■ **Task to carry out**
Print only the lines from the top of the data through the line with "iterations = list(range(60))", both included, skipping every picture.

■ **Data lines**

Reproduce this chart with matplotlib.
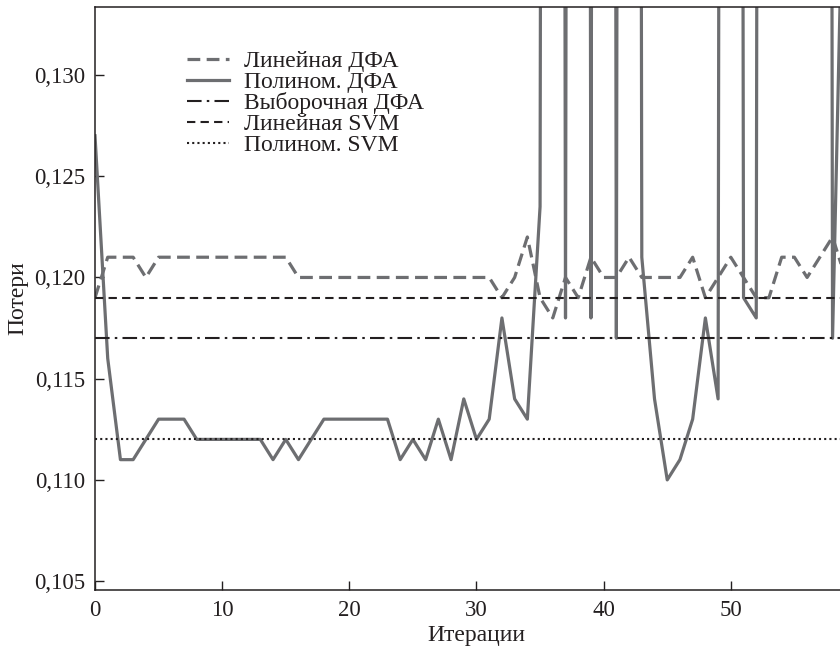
import matplotlib
matplotlib.use("Agg")
import matplotlib.pyplot as plt


iterations = list(range(60))

# Линейная ДФА
lin_dfa = [0.119, 0.121, 0.121, 0.121, 0.120,
           0.121, 0.121, 0.121, 0.121, 0.121, 0.121, 0.121, 0.121, 0.121, 0.121, 0.121,
           0.120, 0.120, 0.120, 0.120, 0.120, 0.120, 0.120, 0.120, 0.120, 0.120, 0.120,
           0.120, 0.120, 0.120, 0.120, 0.120,
           0.119, 0.120, 0.122, 0.119, 0.118, 0.120, 0.119, 0.121, 0.120, 0.120,
           0.121, 0.120, 0.120, 0.120, 0.120, 0.121, 0.119, 0.120, 0.121, 0.120,
           0.119, 0.119, 0.121, 0.121, 0.120, 0.121, 0.122, 0.120]

# Полином. ДФА (values far above the visible range are only estimates)
poly_dfa = [0.127, 0.116, 0.111, 0.111, 0.112, 0.113, 0.113, 0.113,
            0.112, 0.112, 0.112, 0.112, 0.112, 0.112,
            0.111, 0.112, 0.111, 0.112,
            0.113, 0.113, 0.113, 0.113, 0.113, 0.113,
            0.111, 0.112, 0.111, 0.113, 0.111, 0.114, 0.112, 0.113,
            0.118, 0.114, 0.113, 0.1235, 0.5, 0.118, 0.5, 0.118, 0.5, 0.117,
            0.5, 0.121, 0.114, 0.110, 0.111, 0.113, 0.118, 0.114, 0.5, 0.119,
            0.118, 0.5, 0.5, 0.5, 0.5, 0.5, 0.117, 0.145]

sample_dfa = 0.117   # Выборочная ДФА
lin_svm = 0.119      # Линейная SVM
poly_svm = 0.112     # Полином. SVM

labels = ["Линейная ДФА", "Полином. ДФА", "Выборочная ДФА", "Линейная SVM", "Полином. SVM"]

x_ticks = [0, 10, 20, 30, 40, 50]
y_ticks = [0.105, 0.110, 0.115, 0.120, 0.125, 0.130]
y_tick_labels = ["0,105", "0,110", "0,115", "0,120", "0,125", "0,130"]

GRAY = "#6d6e71"
BLACK = "#231f20"


def main():
    plt.rcParams["font.family"] = ["Liberation Serif", "DejaVu Serif"]
    plt.rcParams["font.size"] = 17

    fig = plt.figure(figsize=(8.4, 6.5), dpi=100)
    ax = fig.add_axes([0.1131, 0.0923, 0.9083, 0.8969])

    ax.plot(iterations, lin_dfa, color=GRAY, lw=2.3, linestyle=(0, (4, 2)), label=labels[0])
    ax.plot(iterations, poly_dfa, color=GRAY, lw=2.3, label=labels[1])
    ax.axhline(sample_dfa, color=BLACK, lw=1.5, linestyle=(0, (7, 2.5, 1.2, 2.5)), label=labels[2])
    ax.axhline(lin_svm, color=BLACK, lw=1.5, linestyle=(0, (4, 2.5)), label=labels[3])
    ax.axhline(poly_svm, color=BLACK, lw=1.5, linestyle=(0, (1, 1.5)), label=labels[4])

    ax.set_xlim(0, 60)
    ax.set_ylim(0.10456, 0.13336)
    ax.set_xticks(x_ticks)
    ax.set_yticks(y_ticks)
    ax.set_yticklabels(y_tick_labels)

    ax.set_xlabel("Итерации", color=BLACK, labelpad=3)
    ax.set_ylabel("Потери", color=BLACK, labelpad=4)

    ax.tick_params(direction="in", length=6.5, width=1.0, color=BLACK, labelcolor=BLACK,
                   labelsize=16.5, pad=7)
    ax.spines["right"].set_visible(False)
    for s in ["left", "bottom", "top"]:
        ax.spines[s].set_color(BLACK)
        ax.spines[s].set_linewidth(1.1)

    leg = ax.legend(loc="upper left", bbox_to_anchor=(0.12, 0.925), frameon=False,
                    fontsize=17, handlelength=1.8, handletextpad=0.65, labelspacing=-0.03,
                    borderpad=0, borderaxespad=0)
    for t in leg.get_texts():
        t.set_color(BLACK)

    fig.savefig("out.png", dpi=100)
    plt.close(fig)


if __name__ == "__main__":
    main()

■ **Response**
Reproduce this chart with matplotlib.
import matplotlib
matplotlib.use("Agg")
import matplotlib.pyplot as plt


iterations = list(range(60))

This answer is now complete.